L’Auberge du Bac, Jumieges, Normandy. Courtesy of Toddy Hoare

“Favourite food can be as much impressed on the mind according to the setting, surroundings, and local fare. What I suggest below from continental settings are possible to reproduce at home. However to start with English fare I would suggest food for a colder climate than summer meals across the Channel. However whatever and wherever the meal a glass of champagne is a good starter, but Ouzo on the rocks in Greece.

L’Auberge du Bac, Jumieges, Normandy. Courtesy of Toddy Hoare

Watercress Soup (since it used to be common in clean waterways and there is likely to be chicken stock to hand); scallops with smokey bacon with a Chablis type white wine; shin of beef stew* with mashed potato or cobbler and runner beans and a red wine; queen of puddings with raspberries from the garden previously made into a compote; blue ewe or goat cheese and port. Wines can be matched by our own home produced varieties.

*Trim the meat, render the fat and brown meat in it; melt onions adding herbs when soft and put in a casserole adding carrots just after boiling for a minute and browned meat; put carrot water in pan that had the meat to recover as stock, thicken, and add to casserole; butter beans make a good addition and chick peas if desired: bring all to boil then put in a low oven to simmer for a couple of hours, checking it does not dry out. If done as a cobbler these are better cooked separately and added when stew is served to avoid becoming soggy.

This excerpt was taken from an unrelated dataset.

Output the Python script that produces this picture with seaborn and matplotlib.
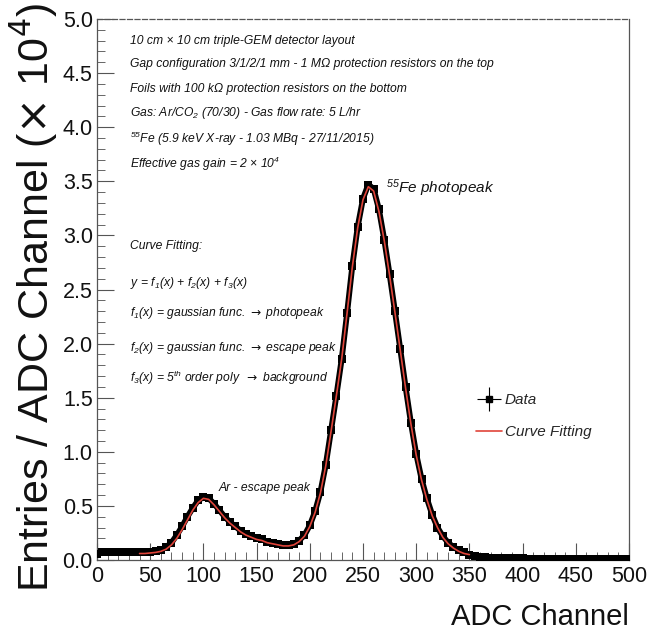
import numpy as np
import pandas as pd
import matplotlib
matplotlib.use("Agg")
import matplotlib.pyplot as plt
import seaborn as sns
from matplotlib.lines import Line2D
from matplotlib.legend_handler import HandlerTuple
from matplotlib.ticker import MultipleLocator, FormatStrFormatter

# ---------------- data (values in units of 10^4 entries / ADC channel) ----------------
data_channel = list(range(0, 505, 5))
data_entries = [
    0.06, 0.07, 0.07, 0.07, 0.07, 0.07, 0.07, 0.07, 0.07, 0.07,   # 0-45
    0.07, 0.08, 0.09, 0.12, 0.16, 0.23, 0.31, 0.40, 0.48, 0.55,   # 50-95
    0.58, 0.57, 0.52, 0.46, 0.40, 0.35, 0.31, 0.27, 0.24, 0.22,   # 100-145
    0.20, 0.19, 0.17, 0.16, 0.15, 0.14, 0.14, 0.15, 0.18, 0.23,   # 150-195
    0.32, 0.45, 0.63, 0.88, 1.20, 1.52, 1.86, 2.28, 2.72, 3.08,   # 200-245
    3.34, 3.47, 3.43, 3.24, 2.96, 2.64, 2.30, 1.95, 1.60, 1.27,   # 250-295
    0.98, 0.75, 0.57, 0.42, 0.30, 0.22, 0.16, 0.12, 0.09, 0.07,   # 300-345
    0.05, 0.04, 0.03, 0.025, 0.02, 0.02, 0.018, 0.016, 0.015, 0.015,  # 350-395
    0.014, 0.013, 0.013, 0.012, 0.012, 0.012, 0.011, 0.011, 0.011, 0.010,  # 400-445
    0.010, 0.010, 0.010, 0.010, 0.010, 0.010, 0.010, 0.010, 0.010, 0.010,  # 450-495
    0.010,                                                         # 500
]

fit_channel = list(range(40, 355, 5))
fit_entries = [
    0.06, 0.06, 0.065, 0.07, 0.08, 0.10, 0.14, 0.20, 0.28, 0.37,  # 40-85
    0.46, 0.53, 0.57, 0.56, 0.51, 0.45, 0.39, 0.34, 0.30, 0.26,   # 90-135
    0.23, 0.21, 0.19, 0.18, 0.16, 0.15, 0.14, 0.13, 0.13, 0.14,   # 140-185
    0.17, 0.22, 0.31, 0.44, 0.62, 0.87, 1.19, 1.52, 1.86, 2.28,   # 190-235
    2.71, 3.07, 3.33, 3.45, 3.41, 3.22, 2.95, 2.63, 2.29, 1.94,   # 240-285
    1.59, 1.26, 0.97, 0.74, 0.56, 0.41, 0.30, 0.21, 0.15, 0.11,   # 290-335
    0.08, 0.06, 0.05,                                             # 340-350
]

ARROW = r"$\mathcal{\rightarrow}$"
info_lines = [
    "10 cm × 10 cm triple-GEM detector layout",
    "Gap configuration 3/1/2/1 mm - 1 MΩ protection resistors on the top",
    "Foils with 100 kΩ protection resistors on the bottom",
    r"Gas: Ar/CO$_{\mathit{2}}$ (70/30) - Gas flow rate: 5 L/hr",
    r"$^{\mathit{55}}$Fe (5.9 keV X-ray - 1.03 MBq - 27/11/2015)",
    r"Effective gas gain = 2 × 10$^{\mathit{4}}$",
]
fit_lines = [
    "Curve Fitting:",
    r"y = f$_{\mathit{1}}$(x) + f$_{\mathit{2}}$(x) + f$_{\mathit{3}}$(x)",
    r"f$_{\mathit{1}}$(x) = gaussian func. " + ARROW + " photopeak",
    r"f$_{\mathit{2}}$(x) = gaussian func. " + ARROW + " escape peak",
    r"f$_{\mathit{3}}$(x) = 5$^{\mathit{th}}$ order poly  " + ARROW + " background",
]

df_data = pd.DataFrame({"channel": data_channel, "entries": data_entries})
df_fit = pd.DataFrame({"channel": fit_channel, "entries": fit_entries})

# ---------------- styling ----------------
sns.set_theme(style="white")
plt.rcParams["font.family"] = ["Liberation Sans", "DejaVu Sans"]
plt.rcParams["mathtext.fontset"] = "custom"
plt.rcParams["mathtext.rm"] = "Liberation Sans:italic"
plt.rcParams["mathtext.it"] = "Liberation Sans:italic"
plt.rcParams["mathtext.sf"] = "Liberation Sans:italic"
plt.rcParams["mathtext.cal"] = "DejaVu Sans"

fig = plt.figure(figsize=(6.52, 6.31), dpi=100)
ax = fig.add_axes([97 / 652, 71 / 631, 532 / 652, 541 / 631])

FIT_RED = "#e0443a"

sns.lineplot(data=df_data, x="channel", y="entries", ax=ax, color="black",
             linewidth=4.2, zorder=2)
sns.scatterplot(data=df_data, x="channel", y="entries", ax=ax, marker="s",
                s=30, color="black", edgecolor="black", linewidth=0, zorder=3)
sns.lineplot(data=df_fit, x="channel", y="entries", ax=ax, color=FIT_RED,
             linewidth=1.2, zorder=4)

ax.set_xlim(0, 500)
ax.set_ylim(0, 5.0)
ax.xaxis.set_major_locator(MultipleLocator(50))
ax.xaxis.set_minor_locator(MultipleLocator(10))
ax.yaxis.set_major_locator(MultipleLocator(0.5))
ax.yaxis.set_minor_locator(MultipleLocator(0.1))
ax.xaxis.set_major_formatter(FormatStrFormatter("%d"))
ax.yaxis.set_major_formatter(FormatStrFormatter("%.1f"))

ax.tick_params(axis="both", which="major", direction="in", length=12, width=0.8,
               color="#555555", labelsize=15.5, labelcolor="#111111",
               bottom=True, left=True, top=False, right=False)
ax.tick_params(axis="both", which="minor", direction="in", length=6, width=0.7,
               color="#666666", bottom=True, left=True, top=False, right=False)
ax.tick_params(axis="x", which="major", pad=4)
ax.tick_params(axis="y", which="major", pad=3)

for side in ["top", "right", "left", "bottom"]:
    ax.spines[side].set_visible(True)
    ax.spines[side].set_color("#555555")
    ax.spines[side].set_linewidth(0.9)
ax.spines["top"].set_linestyle((0, (4, 2)))

ax.set_xlabel("ADC Channel", fontsize=21, family="Liberation Sans",
              color="#111111", loc="right", labelpad=12)
ax.set_ylabel(r"Entries / ADC Channel ($\times$ 10$^4$)", fontsize=31,
              family="Liberation Sans", color="#111111", loc="top", labelpad=2)
ax.yaxis.label.set_math_fontfamily("dejavusans")
ax.yaxis.set_label_coords(-0.118, 1.03, transform=ax.transAxes)
ax.yaxis.label.set_va("center")

# annotation texts
TXT = dict(fontsize=8.7, style="italic", color="#111111", ha="left", va="center")
info_y = [4.80, 4.58, 4.35, 4.13, 3.89, 3.66]
for yv, s in zip(info_y, info_lines):
    ax.text(31, yv, s, **TXT)
fit_y = [2.90, 2.56, 2.28, 1.96, 1.68]
for yv, s in zip(fit_y, fit_lines):
    ax.text(31, yv, s, **TXT)

ax.text(272, 3.44, r"$^{\mathit{55}}$Fe photopeak", fontsize=11, style="italic",
        color="#111111", ha="left", va="center")
ax.text(114, 0.67, "Ar - escape peak", fontsize=8.7, style="italic",
        color="#111111", ha="left", va="center")

# legend
h_data = (Line2D([], [], color="black", marker="+", markersize=17, linestyle="none",
                 markeredgewidth=0.8),
          Line2D([], [], color="black", marker="s", markersize=4.5, linestyle="none"))
h_fit = Line2D([], [], color=FIT_RED, linewidth=1.2)
leg = ax.legend([h_data, h_fit], ["Data", "Curve Fitting"],
                handler_map={tuple: HandlerTuple(ndivide=1)},
                loc="center left", bbox_to_anchor=(0.686, 0.266), frameon=False,
                prop={"family": "Liberation Sans", "style": "italic", "size": 11},
                handlelength=1.7, handletextpad=0.2, labelspacing=1.2)

fig.savefig("out.png", dpi=100)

Greek Taverna, below Mount Ossa. Courtesy of Toddy Hoare

Thus take a typical French setting by the Seine; duck pate with crusty bread, chicory and truffle, some red wine; simple fish with fennel and a sauce, peas and artichokes must be the backbone of the meal with a chilled white wine on a hot day; selection of local cheese and some nuts; tarte with fruit in season (apricot, peach);  coffee & a brandy.

Travel south down to Greece where salad of tomato & cucumber with feta, olives & oil along with bread must be a starter. Again fish as a safe main with aubergine and courgette. A combination of honey, nuts, and yoghurt – baclava; all with a local red wine; coffee & a little something.”